Dalam mencermati pola korupsi di kepolisian perhatian hendaknya tidak difokuskan pada bagaimana polisi menegakkan hukum, melainkan pada bagaimana polisi menggunakan hukum. Sebab pada yang terakhir inilah terjadinya korupsi itu dimungkinkan, karena hukum digunakan sebagai sarana untuk melakukan korupsi. Hukum tidak digunakan sebagai alat untuk mencari keadilan, namun hukum digunakan sebagai alat untuk ‘mencari uang’ dalam rangka memperkaya diri sendiri. Apabila hukum dipergunakan oleh polisi secara semestinya, patut dipercaya korupsi di kepolisian apapun polanya akan surut.

Namun untuk menghilangkan korupsi dalam penyidikan Polisi secara khusus, dan tubuh Polisi secara umum, tidak hanya cukup dengan membicarakan bagaimana Polisi menggunakan hukum, namun juga perlu diperhatikan faktor kesejahteraan dan anggaran untuk kegiatan operasional kepolisian. Karena dengan adanya tingkat kesejahteraan yang lebih baik, maka keinginan-keinginan untuk mencari ‘penghasilan tambahan’ dengan memanfaatkan hukum yang ada dapat ditekan. Kemudian dengan tersedianya anggaran, khususnya untuk biaya penyidikan yang mencukupi, maka Polisi tidak perlu mencari dana untuk menutupi kegiatan penyidikan yang dilakukan.

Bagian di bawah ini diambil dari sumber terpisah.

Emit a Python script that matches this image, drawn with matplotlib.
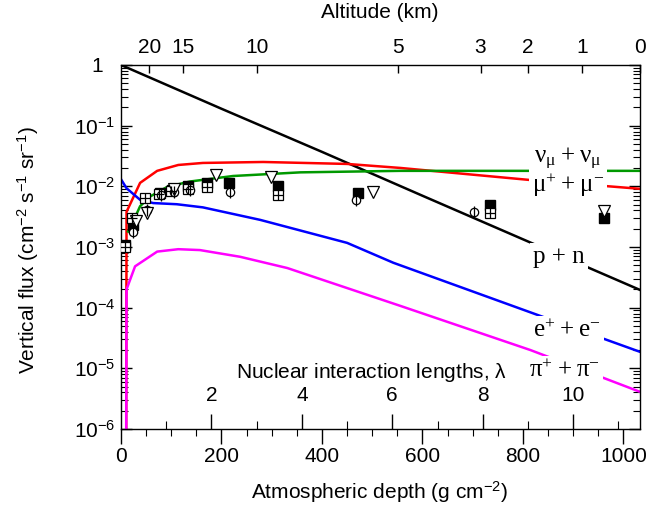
import matplotlib
matplotlib.use('Agg')
import matplotlib.pyplot as plt
import matplotlib.ticker as mticker

plt.rcParams['font.family'] = ['Liberation Sans', 'DejaVu Sans']
plt.rcParams['mathtext.default'] = 'regular'

# ---------------- data ----------------
depth_pn = [0, 200, 400, 600, 800, 1033]
flux_pn = [1.0, 0.19, 0.037, 7.0e-3, 1.34e-3, 1.96e-4]

depth_mu = [10, 11, 38, 72, 114, 163, 283, 450, 556, 815, 1033]
flux_mu = [1e-8, 3.8e-3, 1.14e-2, 1.8e-2, 2.25e-2, 2.43e-2, 2.52e-2, 2.34e-2, 2.01e-2, 1.27e-2, 9.1e-3]

depth_nu = [14, 24, 38, 58, 92, 137, 223, 357, 556, 800, 1033]
flux_nu = [1.8e-3, 2.6e-3, 4.7e-3, 6.8e-3, 9.8e-3, 1.2e-2, 1.48e-2, 1.7e-2, 1.8e-2, 1.8e-2, 1.8e-2]

depth_e = [0, 11, 38, 64, 111, 163, 277, 450, 542, 845, 1033]
flux_e = [1.31e-2, 9.3e-3, 6.0e-3, 5.3e-3, 5.07e-3, 4.5e-3, 2.8e-3, 1.17e-3, 5.5e-4, 6.8e-5, 1.87e-5]

depth_pi = [10, 11, 28, 72, 114, 157, 237, 331, 556, 815, 1033]
flux_pi = [1e-8, 2.0e-4, 4.8e-4, 8.4e-4, 9.2e-4, 8.9e-4, 6.9e-4, 4.5e-4, 1.07e-4, 2.0e-5, 4.1e-6]

# measurements (muons)
sq_depth = [8, 24, 78, 102, 134, 171, 215, 313, 472, 735, 962]
sq_flux = [1.08e-3, 2.3e-3, 7.8e-3, 8.7e-3, 1.0e-2, 1.13e-2, 1.13e-2, 1.0e-2, 7.8e-3, 5.0e-3, 3.0e-3]

box_depth = [8, 22, 48, 75, 100, 134, 171, 313, 735]
box_flux = [1.0e-3, 3.0e-3, 6.4e-3, 7.5e-3, 8.3e-3, 9.2e-3, 9.8e-3, 7.2e-3, 3.7e-3]

circ_depth = [24, 52, 80, 105, 138, 217, 468, 702]
circ_flux = [1.8e-3, 4.0e-3, 7.2e-3, 8.0e-3, 8.8e-3, 8.1e-3, 6.0e-3, 3.8e-3]

tri_depth = [30, 52, 105, 189, 299, 502, 962]
tri_flux = [2.7e-3, 3.6e-3, 9.0e-3, 1.55e-2, 1.44e-2, 8.1e-3, 3.9e-3]

alt_km = ['20', '15', '10', '5', '3', '2', '1', '0']
alt_depth = [56.5, 123.3, 270.6, 551.1, 715.6, 810.3, 917.4, 1033]

lambda_vals = [1, 2, 3, 4, 5, 6, 7, 8, 9, 10, 11]
lambda_len = 90.0

ytick_vals = [1, 1e-1, 1e-2, 1e-3, 1e-4, 1e-5, 1e-6]
ytick_labels = ['1  ', '10$^{-1}$', '10$^{-2}$', '10$^{-3}$', '10$^{-4}$', '10$^{-5}$', '10$^{-6}$']

# ---------------- figure ----------------
W, H = 646, 508
fig = plt.figure(figsize=(W / 100, H / 100), dpi=100)
x0, x1, y0, y1 = 121, 640, 65, 429
ax = fig.add_axes([x0 / W, 1 - y1 / H, (x1 - x0) / W, (y1 - y0) / H])

XMAX = 1033
ax.set_xlim(0, XMAX)
ax.set_yscale('log')
ax.set_ylim(1e-6, 1)

lw = 1.8
ax.plot(depth_pn, flux_pn, color='black', lw=lw, zorder=2)
ax.plot(depth_mu, flux_mu, color='#ff0000', lw=lw, zorder=2)
ax.plot(depth_nu, flux_nu, color='#009900', lw=lw, zorder=2)
ax.plot(depth_e, flux_e, color='#0000ff', lw=lw, zorder=2)
ax.plot(depth_pi, flux_pi, color='#ff00ff', lw=lw, zorder=2)

ms = 7
ax.plot(sq_depth, sq_flux, 's', ms=ms, mfc='black', mec='black', zorder=5)
ax.plot(box_depth, box_flux, 's', ms=ms, mfc='white', mec='black', mew=0.9, zorder=5)
ax.plot(box_depth, box_flux, '+', ms=ms, mec='black', mew=0.9, zorder=6)
ax.plot(circ_depth, circ_flux, 'o', ms=6, mfc='white', mec='black', mew=0.9, zorder=5)
ax.plot(circ_depth, circ_flux, '|', ms=9, mec='black', mew=0.9, zorder=6)
ax.plot(tri_depth, tri_flux, 'v', ms=9, mfc='white', mec='black', mew=0.9, zorder=5)

# labels for the curves
lab_kw = dict(family=['Liberation Serif', 'DejaVu Serif'], fontsize=18, ha='center', va='center',
              zorder=4, bbox=dict(boxstyle='square,pad=0.12', fc='white', ec='none'))
ax.text(890, 10 ** -1.56, r'$\nu_\mu + \nu_\mu$', **lab_kw)
ax.text(890, 10 ** -1.98, r'$\mu^{+} + \mu^{-}$', **lab_kw)
ax.text(872, 10 ** -3.16, 'p + n', **lab_kw)
ax.text(888, 10 ** -4.37, r'$e^{+} + e^{-}$', **lab_kw)
ax.text(882, 10 ** -5.03, r'$\pi^{+} + \pi^{-}$', **lab_kw)

# axes ticks
fs = 15
ax.set_yticks(ytick_vals)
ax.set_yticklabels(ytick_labels)
ax.yaxis.set_minor_locator(mticker.LogLocator(base=10, subs=range(2, 10), numticks=20))
ax.yaxis.set_minor_formatter(mticker.NullFormatter())
ax.tick_params(axis='y', which='both', direction='in', left=True, right=True, labelsize=fs, pad=4)
ax.tick_params(axis='y', which='major', length=8, width=1)
ax.tick_params(axis='y', which='minor', length=5, width=0.8)

ax.set_xticks([0, 200, 400, 600, 800, 1000])
ax.xaxis.set_minor_locator(mticker.MultipleLocator(50))
ax.tick_params(axis='x', which='both', direction='out', top=False, bottom=True, labelsize=fs, pad=2)
ax.tick_params(axis='x', which='major', length=11, width=1)
ax.tick_params(axis='x', which='minor', length=5, width=0.8)

# altitude axis (top)
ax2 = ax.twiny()
ax2.set_xlim(0, XMAX)
ax2.set_xticks(alt_depth)
ax2.set_xticklabels(alt_km)
ax2.xaxis.set_minor_locator(mticker.NullLocator())
ax2.tick_params(axis='x', direction='in', length=6, width=1, labelsize=fs, pad=6)

# nuclear interaction length axis (inside, at bottom)
ax3 = ax.twiny()
ax3.set_xlim(0, XMAX)
ax3.xaxis.tick_bottom()
ax3.set_xticks([lam * lambda_len for lam in lambda_vals if lam % 2 == 0])
ax3.set_xticklabels([str(lam) for lam in lambda_vals if lam % 2 == 0])
ax3.set_xticks([lam * lambda_len for lam in lambda_vals if lam % 2 == 1], minor=True)
ax3.tick_params(axis='x', which='major', direction='in', length=11, width=1, labelsize=fs, pad=-31)
ax3.tick_params(axis='x', which='minor', direction='in', length=6, width=0.8)
for a in (ax2, ax3):
    for s in a.spines.values():
        s.set_visible(False)

for s in ax.spines.values():
    s.set_linewidth(1.0)

ax.text(498, 0.155, r'Nuclear interaction lengths, $\lambda$', transform=ax.get_xaxis_transform(),
        ha='center', va='center', fontsize=fs)

fig.text(380 / W, 1 - 12 / H, 'Altitude (km)', ha='center', va='center', fontsize=fs)
fig.text(380 / W, 1 - 492 / H, 'Atmospheric depth (g cm$^{-2}$)', ha='center', va='center', fontsize=fs)
fig.text(28 / W, 1 - 250 / H, 'Vertical flux (cm$^{-2}$ s$^{-1}$ sr$^{-1}$)', ha='center', va='center',
         rotation=90, fontsize=fs)

fig.savefig('out.png', dpi=100)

[1] Tentang peran Polri dapat dilihat juga dalam Majelis Permusyawaratan Republik Indonesia, Ketetapan Nomor VII/MPR/2000 tentang Peran Tentara Nasional Indonesia dan Kepolisian Negara Republik Indonesia.

[2] SOERJONO SOEKANTO, Faktor-Faktor Yang Mempengaruhi Penegakan Hukum, Jakarta, Cetakan ke-5, 2004, PT. Raja Grafindo Persada, halaman 5.

[3] BARDA NAWAWI ARIEF, Beberapa Aspek Kebijakan Dan Pengembangan Hukum Pidana, Bandung, 1998, PT. Citra Aditya Bakti, halaman 13-14.

[4] SOERJONO SOEKANTO, op cit, halaman 8.

[5] MOMO KELANA, Memahami Undang-Undang Kepolisian, Jakarta, 2002, PTIK Press, halaman 112.